The source seems extremely dubious with seemingly no way to see how they conducted the study and where they pulled the numbers from ~~, and some of the points are not very well worded especially in their 2024 study, there the first 2 lines are:~~

~~"On average, 79% of U.S. adults nationwide are literate in 2024. 21% of adults in the US are illiterate in 2024."~~

~~Granted, English isn't my first language but those statements just seem contradictory. "U.S. adults nationwide" and "adults in the US" seems like the exact same thing, unless someone can correct me.~~ Turns out I'm the one who can't read, thought both examples used "illiterate" rather than "literate and illiterate"

Comment sections are also filled by bots so that doesn't give that much confidence either.

[–] [email protected] 4 points 1 week ago* (last edited 1 week ago) (1 children)

If 21 % can't read (are Illiterate) then it makes sense that 79 % can read (are literate). So yes, nationwide and in the US are the same thing.

Besides that, I agree. No sources is a no go and no moderated comments is a fucking biohazard.

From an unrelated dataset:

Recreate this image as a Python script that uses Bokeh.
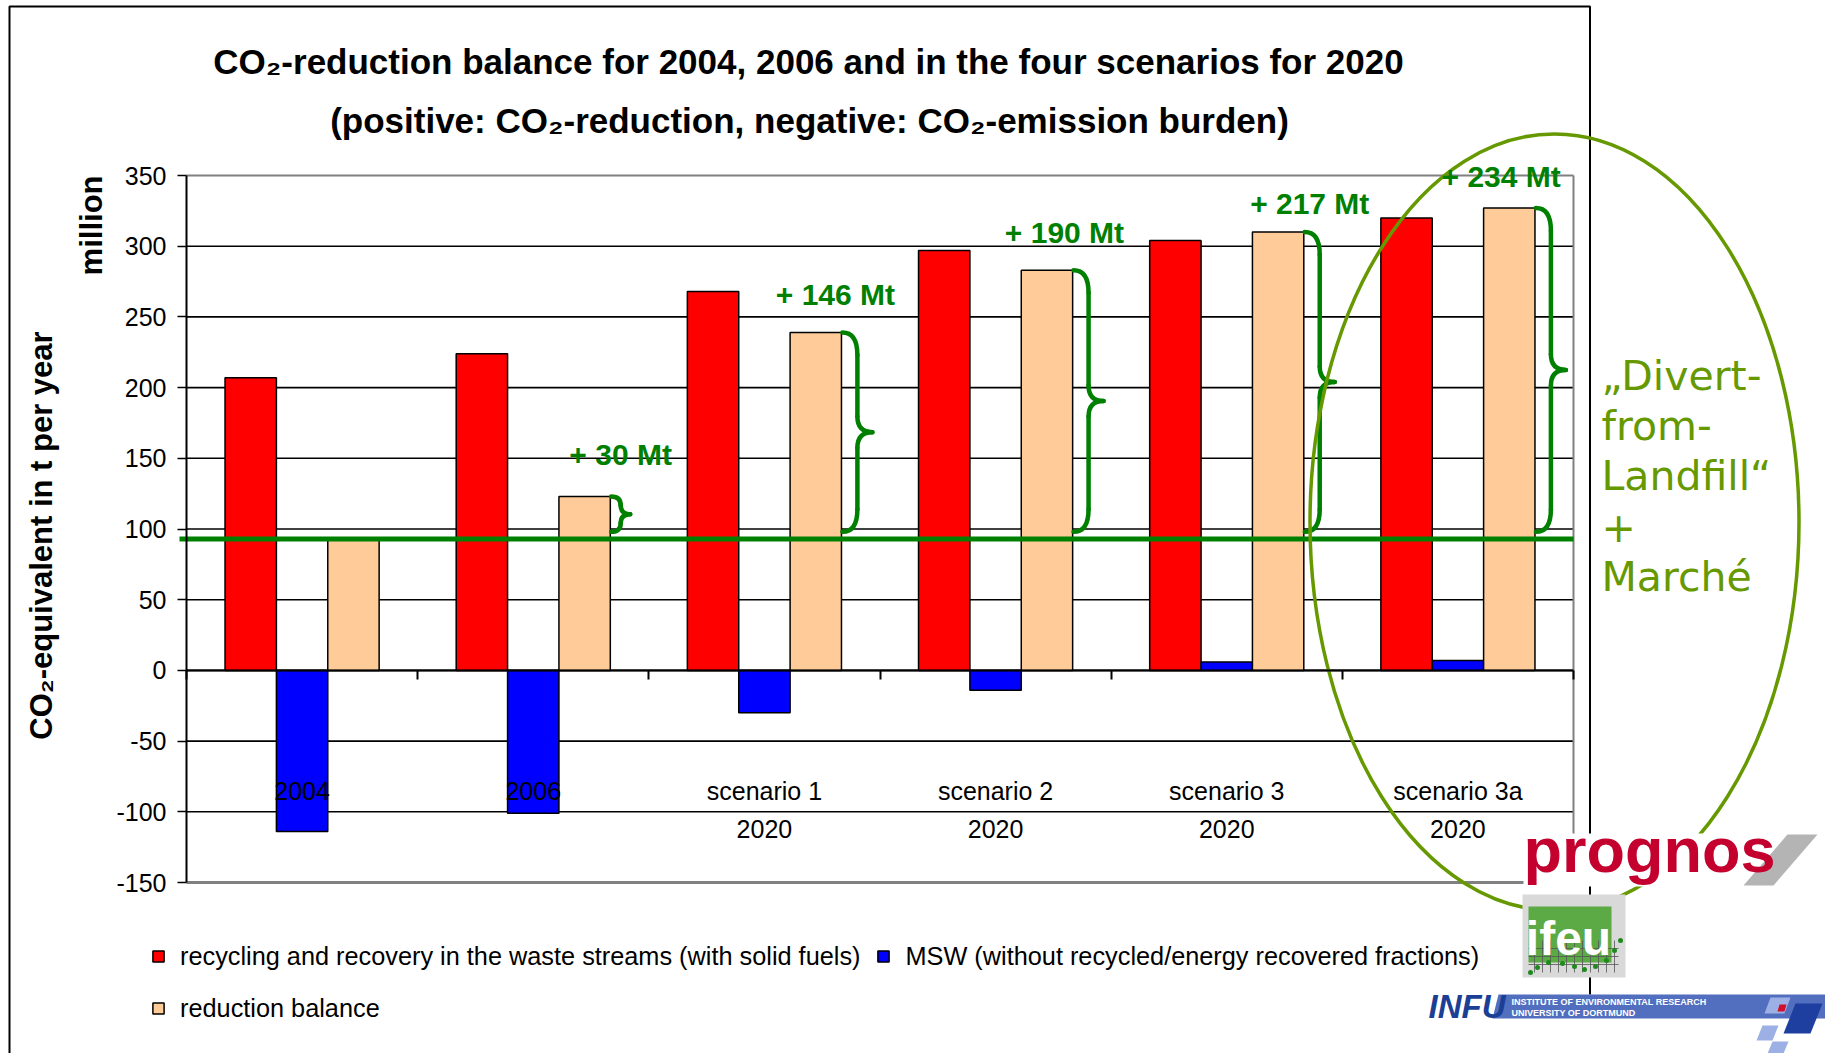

[–] [email protected] 1 points 1 week ago (1 children)

If 21 % can’t read (are Illiterate) then it makes sense that 79 % can read (are literate). So yes, nationwide and in the US are the same thing.

Seems like I can't read myself, I thought both said illiterate. My mistake.

[–] [email protected] 1 points 1 week ago

No worries. I heard it a more common problem then one would think.